Karadeniz Tahıl Koridoru Anlaşması süresinin 2 ay uzatıldığına değinen Çavuşoğlu, "Öte yandan, 6 gemimiz Kerç Boğazı'ndan geçemedi oradaki çatışmalar ve mayınlar yüzünden. Dün Sergey Lavrov'u aradım, Mikolayiv ve Olvia limanlarında mahsur kalan gemilerimizin çıkışı için de Rus tarafı olarak üzerine düşeni yapacaklarını söylediler. Aynı destek ve işbirliğini dostumuz Ukrayna'dan da bekliyoruz." ifadelerini kullandı.

Çavuşoğlu, Türk Devletleri Teşkilatı rüyasını gerçeğe çevirmenin, Türk dünyasında bütünleşmenin önünü açmanın mutluluğunu ve gurunu yaşadıklarını anlattı.

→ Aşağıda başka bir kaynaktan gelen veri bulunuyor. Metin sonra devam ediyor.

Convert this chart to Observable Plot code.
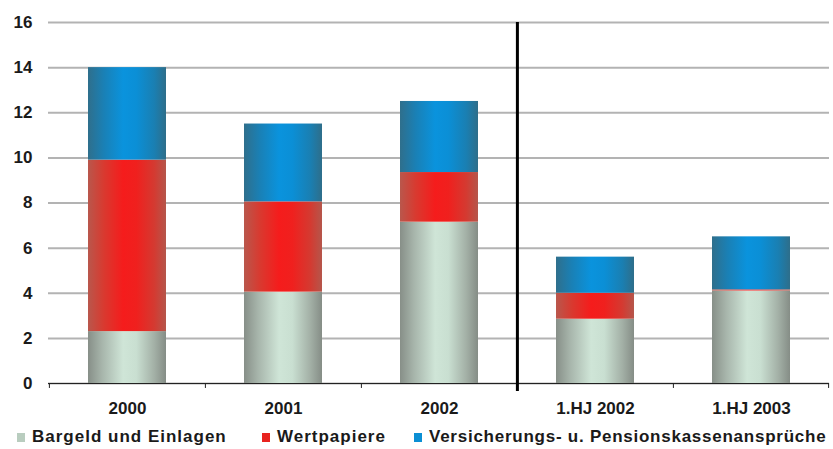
<!DOCTYPE html>
<html>
<head>
<meta charset="utf-8">
<script src="https://cdn.jsdelivr.net/npm/d3@7"></script>
<script src="https://cdn.jsdelivr.net/npm/@observablehq/plot@0.6"></script>
<style>
  html, body { margin: 0; padding: 0; background: #fff; }
  #chart { width: 833px; }
  .legend { position: relative; height: 29px; font-family: "Liberation Sans", Arial, sans-serif; font-weight: bold; font-size: 17px; color: #1a1a1a; white-space: nowrap; }
  .legend .sw { display: inline-block; width: 8px; height: 9px; margin-right: 7px; }
  .legend .item { position: absolute; top: 7px; display: flex; align-items: center; white-space: nowrap; }
</style>
</head>
<body>
<div id="chart"></div>
<script>
const categories = ["2000", "2001", "2002", "1.HJ 2002", "1.HJ 2003"];
const series = ["Bargeld und Einlagen", "Wertpapiere", "Versicherungs- u. Pensionskassenansprüche"];
const bargeld = [2.3, 4.05, 7.15, 2.85, 4.1];
const wertpapiere = [7.6, 4.0, 2.2, 1.15, 0.05];
const versicherungen = [4.1, 3.45, 3.15, 1.6, 2.35];
const yTicks = [0, 2, 4, 6, 8, 10, 12, 14, 16];
const swatchColors = ["#b9cdbf", "#e8231f", "#0b8fd4"];
const gradIds = ["gGray", "gRed", "gBlue"];

const seriesValues = [bargeld, wertpapiere, versicherungen];
const data = [];
series.forEach((s, si) => categories.forEach((c, ci) => data.push({category: c, series: s, value: seriesValues[si][ci]})));

const W = 833, H = 420, mL = 48, mR = 4, mT = 22, mB = 37;
const step = (W - mL - mR) / categories.length;

const plot = Plot.plot({
  width: W, height: H,
  marginLeft: mL, marginRight: mR, marginTop: mT, marginBottom: mB,
  style: {fontFamily: "'Liberation Sans', Arial, sans-serif", fontWeight: "bold", fontSize: "17px", color: "#1a1a1a", background: "#fff"},
  x: {domain: categories, paddingInner: 0.5, paddingOuter: 0.25, label: null},
  y: {domain: [0, 16], label: null},
  color: {domain: series, range: gradIds.map(id => `url(#${id})`)},
  marks: [
    Plot.gridY(yTicks, {stroke: "#b3b3b3", strokeOpacity: 1, strokeWidth: 2}),
    Plot.barY(data, Plot.stackY({x: "category", y: "value", fill: "series"})),
    Plot.ruleY([0], {stroke: "#222", strokeWidth: 1}),
    Plot.ruleX(categories, {x: d => d, dx: -step / 2, y1: 0, y2: -0.22, stroke: "#222"}),
    Plot.ruleX([categories[categories.length - 1]], {x: d => d, dx: step / 2 - 1, y1: 0, y2: -0.22, stroke: "#222"}),
    Plot.ruleX([categories[3]], {x: d => d, dx: -step / 2, y1: 16, y2: -0.35, stroke: "#000", strokeWidth: 3}),
    Plot.axisY(yTicks, {tickSize: 0, tickPadding: 16, fontSize: 17, fontWeight: "bold"}),
    Plot.axisX({tickSize: 0, tickPadding: 18, fontSize: 17, fontWeight: "bold"})
  ]
});

const defs = `<defs>
<linearGradient id="gGray" x1="0" x2="1" y1="0" y2="0">
 <stop offset="0" stop-color="#878f88"/><stop offset="0.18" stop-color="#a7b5ab"/><stop offset="0.45" stop-color="#cfe5d7"/><stop offset="0.62" stop-color="#c9dfd1"/><stop offset="0.85" stop-color="#a3b0a6"/><stop offset="1" stop-color="#858d86"/>
</linearGradient>
<linearGradient id="gRed" x1="0" x2="1" y1="0" y2="0">
 <stop offset="0" stop-color="#b9574c"/><stop offset="0.2" stop-color="#d83a30"/><stop offset="0.45" stop-color="#f51c1c"/><stop offset="0.62" stop-color="#f0201e"/><stop offset="0.85" stop-color="#d43a31"/><stop offset="1" stop-color="#b5564b"/>
</linearGradient>
<linearGradient id="gBlue" x1="0" x2="1" y1="0" y2="0">
 <stop offset="0" stop-color="#2f6f8c"/><stop offset="0.2" stop-color="#1a80b5"/><stop offset="0.45" stop-color="#0a93dd"/><stop offset="0.62" stop-color="#0b8fd6"/><stop offset="0.85" stop-color="#1a7fb2"/><stop offset="1" stop-color="#2e6e8a"/>
</linearGradient>
</defs>`;
plot.insertAdjacentHTML("afterbegin", defs);
document.getElementById("chart").appendChild(plot);

const legend = document.createElement("div");
legend.className = "legend";
const lefts = [17, 262, 414];
const spacing = ["1px", "1px", "0.75px"];
series.forEach((s, i) => {
  const item = document.createElement("div");
  item.className = "item";
  item.style.left = lefts[i] + "px";
  item.style.letterSpacing = spacing[i];
  const sw = document.createElement("span");
  sw.className = "sw";
  sw.style.background = swatchColors[i];
  item.appendChild(sw);
  item.appendChild(document.createTextNode(s));
  legend.appendChild(item);
});
document.getElementById("chart").appendChild(legend);
</script>
</body>
</html>
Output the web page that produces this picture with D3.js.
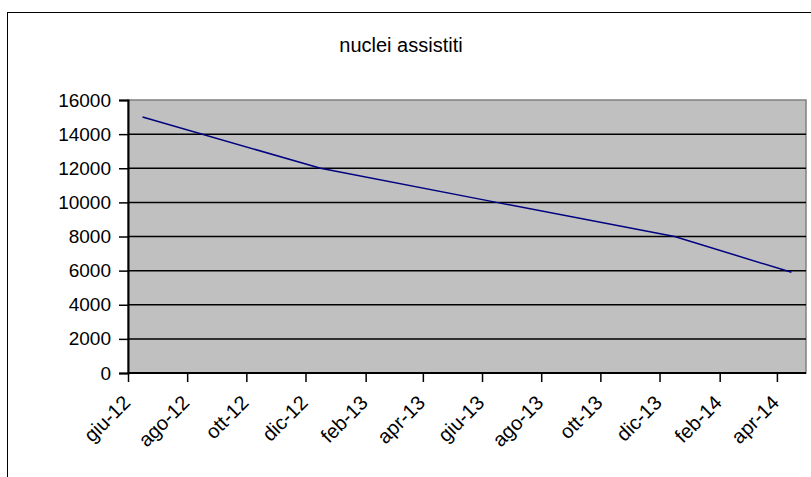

İkinci turun tamamlanmasının ardından, Mısır ile normalleşme sürecini çok daha hızlı bir şekilde sürdüreceklerinin vurgulayan Çavuşoğlu, "ABD ve AB dahil bütün ortaklarımızla samimi, yapıcı, etkin bir işbirliği içinde uluslararası sorunlara hep birlikte çözüm yolları aramanın derdindeyiz. Bizim bu süreçte haklı beklentimiz, önyargı ve çifte standarttan uzak bir yaklaşım görmektir." değerlendirmesinde bulundu.